--- START AVAILABLE DATA ---
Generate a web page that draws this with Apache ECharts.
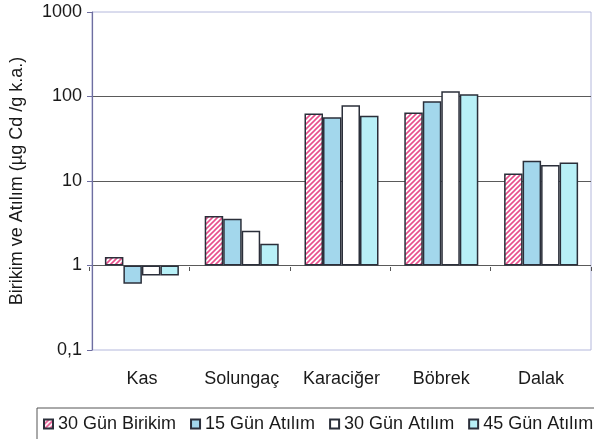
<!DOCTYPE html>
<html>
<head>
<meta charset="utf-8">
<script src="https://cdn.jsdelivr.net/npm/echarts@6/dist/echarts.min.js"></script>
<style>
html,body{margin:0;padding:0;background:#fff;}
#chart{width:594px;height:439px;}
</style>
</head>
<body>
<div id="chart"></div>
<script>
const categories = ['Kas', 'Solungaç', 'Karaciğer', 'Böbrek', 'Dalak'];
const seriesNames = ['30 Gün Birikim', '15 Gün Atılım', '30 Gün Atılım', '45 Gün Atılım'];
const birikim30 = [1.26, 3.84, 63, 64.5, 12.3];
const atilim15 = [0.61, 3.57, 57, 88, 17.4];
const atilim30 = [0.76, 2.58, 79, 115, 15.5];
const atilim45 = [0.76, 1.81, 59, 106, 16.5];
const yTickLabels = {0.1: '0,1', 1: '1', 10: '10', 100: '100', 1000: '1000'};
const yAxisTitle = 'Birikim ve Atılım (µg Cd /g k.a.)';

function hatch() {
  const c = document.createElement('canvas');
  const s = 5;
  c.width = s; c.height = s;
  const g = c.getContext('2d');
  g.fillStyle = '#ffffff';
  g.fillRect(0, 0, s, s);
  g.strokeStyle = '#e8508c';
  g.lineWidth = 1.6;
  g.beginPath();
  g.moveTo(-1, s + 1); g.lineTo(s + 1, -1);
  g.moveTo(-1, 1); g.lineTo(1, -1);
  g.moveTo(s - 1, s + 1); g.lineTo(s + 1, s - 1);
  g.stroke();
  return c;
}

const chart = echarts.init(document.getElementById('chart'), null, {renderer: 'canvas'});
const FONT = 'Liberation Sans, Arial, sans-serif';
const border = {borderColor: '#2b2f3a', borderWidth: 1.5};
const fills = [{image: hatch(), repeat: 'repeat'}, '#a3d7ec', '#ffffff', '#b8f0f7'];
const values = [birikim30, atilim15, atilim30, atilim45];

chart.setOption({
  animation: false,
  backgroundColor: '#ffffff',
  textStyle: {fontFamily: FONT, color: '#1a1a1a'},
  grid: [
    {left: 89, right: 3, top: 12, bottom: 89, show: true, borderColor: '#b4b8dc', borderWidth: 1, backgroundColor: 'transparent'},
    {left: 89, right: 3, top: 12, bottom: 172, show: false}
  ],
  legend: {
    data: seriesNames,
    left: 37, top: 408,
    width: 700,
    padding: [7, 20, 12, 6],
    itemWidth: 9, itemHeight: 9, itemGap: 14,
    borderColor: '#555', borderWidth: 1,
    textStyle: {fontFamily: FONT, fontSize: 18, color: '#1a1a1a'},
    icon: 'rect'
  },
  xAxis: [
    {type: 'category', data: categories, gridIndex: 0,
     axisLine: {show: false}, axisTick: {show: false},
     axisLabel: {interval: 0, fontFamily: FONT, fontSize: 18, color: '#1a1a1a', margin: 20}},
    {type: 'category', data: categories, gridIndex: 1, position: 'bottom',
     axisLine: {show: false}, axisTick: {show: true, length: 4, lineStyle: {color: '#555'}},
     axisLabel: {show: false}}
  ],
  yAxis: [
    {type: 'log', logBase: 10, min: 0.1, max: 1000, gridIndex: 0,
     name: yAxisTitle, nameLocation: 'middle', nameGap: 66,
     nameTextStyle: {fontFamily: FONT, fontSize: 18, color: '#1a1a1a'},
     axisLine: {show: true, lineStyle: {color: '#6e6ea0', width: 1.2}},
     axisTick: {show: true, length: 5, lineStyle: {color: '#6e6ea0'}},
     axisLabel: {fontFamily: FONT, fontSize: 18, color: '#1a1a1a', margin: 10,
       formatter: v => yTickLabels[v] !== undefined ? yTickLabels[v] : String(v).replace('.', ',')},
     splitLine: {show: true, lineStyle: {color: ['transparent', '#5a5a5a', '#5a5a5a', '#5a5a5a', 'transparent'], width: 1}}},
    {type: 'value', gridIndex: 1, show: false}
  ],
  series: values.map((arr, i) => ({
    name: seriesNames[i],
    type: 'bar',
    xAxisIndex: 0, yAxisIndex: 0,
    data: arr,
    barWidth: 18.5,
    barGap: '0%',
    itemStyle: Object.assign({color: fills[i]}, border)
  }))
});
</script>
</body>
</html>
--- END AVAILABLE DATA ---
Reproduce all of the material exactly, apart from the pictures.

§ WORKED SOLUTION
Generate a web page that draws this with Apache ECharts.
<!DOCTYPE html>
<html>
<head>
<meta charset="utf-8">
<script src="https://cdn.jsdelivr.net/npm/echarts@6/dist/echarts.min.js"></script>
<style>
html,body{margin:0;padding:0;background:#fff;}
#chart{width:594px;height:439px;}
</style>
</head>
<body>
<div id="chart"></div>
<script>
const categories = ['Kas', 'Solungaç', 'Karaciğer', 'Böbrek', 'Dalak'];
const seriesNames = ['30 Gün Birikim', '15 Gün Atılım', '30 Gün Atılım', '45 Gün Atılım'];
const birikim30 = [1.26, 3.84, 63, 64.5, 12.3];
const atilim15 = [0.61, 3.57, 57, 88, 17.4];
const atilim30 = [0.76, 2.58, 79, 115, 15.5];
const atilim45 = [0.76, 1.81, 59, 106, 16.5];
const yTickLabels = {0.1: '0,1', 1: '1', 10: '10', 100: '100', 1000: '1000'};
const yAxisTitle = 'Birikim ve Atılım (µg Cd /g k.a.)';

function hatch() {
  const c = document.createElement('canvas');
  const s = 5;
  c.width = s; c.height = s;
  const g = c.getContext('2d');
  g.fillStyle = '#ffffff';
  g.fillRect(0, 0, s, s);
  g.strokeStyle = '#e8508c';
  g.lineWidth = 1.6;
  g.beginPath();
  g.moveTo(-1, s + 1); g.lineTo(s + 1, -1);
  g.moveTo(-1, 1); g.lineTo(1, -1);
  g.moveTo(s - 1, s + 1); g.lineTo(s + 1, s - 1);
  g.stroke();
  return c;
}

const chart = echarts.init(document.getElementById('chart'), null, {renderer: 'canvas'});
const FONT = 'Liberation Sans, Arial, sans-serif';
const border = {borderColor: '#2b2f3a', borderWidth: 1.5};
const fills = [{image: hatch(), repeat: 'repeat'}, '#a3d7ec', '#ffffff', '#b8f0f7'];
const values = [birikim30, atilim15, atilim30, atilim45];

chart.setOption({
  animation: false,
  backgroundColor: '#ffffff',
  textStyle: {fontFamily: FONT, color: '#1a1a1a'},
  grid: [
    {left: 89, right: 3, top: 12, bottom: 89, show: true, borderColor: '#b4b8dc', borderWidth: 1, backgroundColor: 'transparent'},
    {left: 89, right: 3, top: 12, bottom: 172, show: false}
  ],
  legend: {
    data: seriesNames,
    left: 37, top: 408,
    width: 700,
    padding: [7, 20, 12, 6],
    itemWidth: 9, itemHeight: 9, itemGap: 14,
    borderColor: '#555', borderWidth: 1,
    textStyle: {fontFamily: FONT, fontSize: 18, color: '#1a1a1a'},
    icon: 'rect'
  },
  xAxis: [
    {type: 'category', data: categories, gridIndex: 0,
     axisLine: {show: false}, axisTick: {show: false},
     axisLabel: {interval: 0, fontFamily: FONT, fontSize: 18, color: '#1a1a1a', margin: 20}},
    {type: 'category', data: categories, gridIndex: 1, position: 'bottom',
     axisLine: {show: false}, axisTick: {show: true, length: 4, lineStyle: {color: '#555'}},
     axisLabel: {show: false}}
  ],
  yAxis: [
    {type: 'log', logBase: 10, min: 0.1, max: 1000, gridIndex: 0,
     name: yAxisTitle, nameLocation: 'middle', nameGap: 66,
     nameTextStyle: {fontFamily: FONT, fontSize: 18, color: '#1a1a1a'},
     axisLine: {show: true, lineStyle: {color: '#6e6ea0', width: 1.2}},
     axisTick: {show: true, length: 5, lineStyle: {color: '#6e6ea0'}},
     axisLabel: {fontFamily: FONT, fontSize: 18, color: '#1a1a1a', margin: 10,
       formatter: v => yTickLabels[v] !== undefined ? yTickLabels[v] : String(v).replace('.', ',')},
     splitLine: {show: true, lineStyle: {color: ['transparent', '#5a5a5a', '#5a5a5a', '#5a5a5a', 'transparent'], width: 1}}},
    {type: 'value', gridIndex: 1, show: false}
  ],
  series: values.map((arr, i) => ({
    name: seriesNames[i],
    type: 'bar',
    xAxisIndex: 0, yAxisIndex: 0,
    data: arr,
    barWidth: 18.5,
    barGap: '0%',
    itemStyle: Object.assign({color: fills[i]}, border)
  }))
});
</script>
</body>
</html>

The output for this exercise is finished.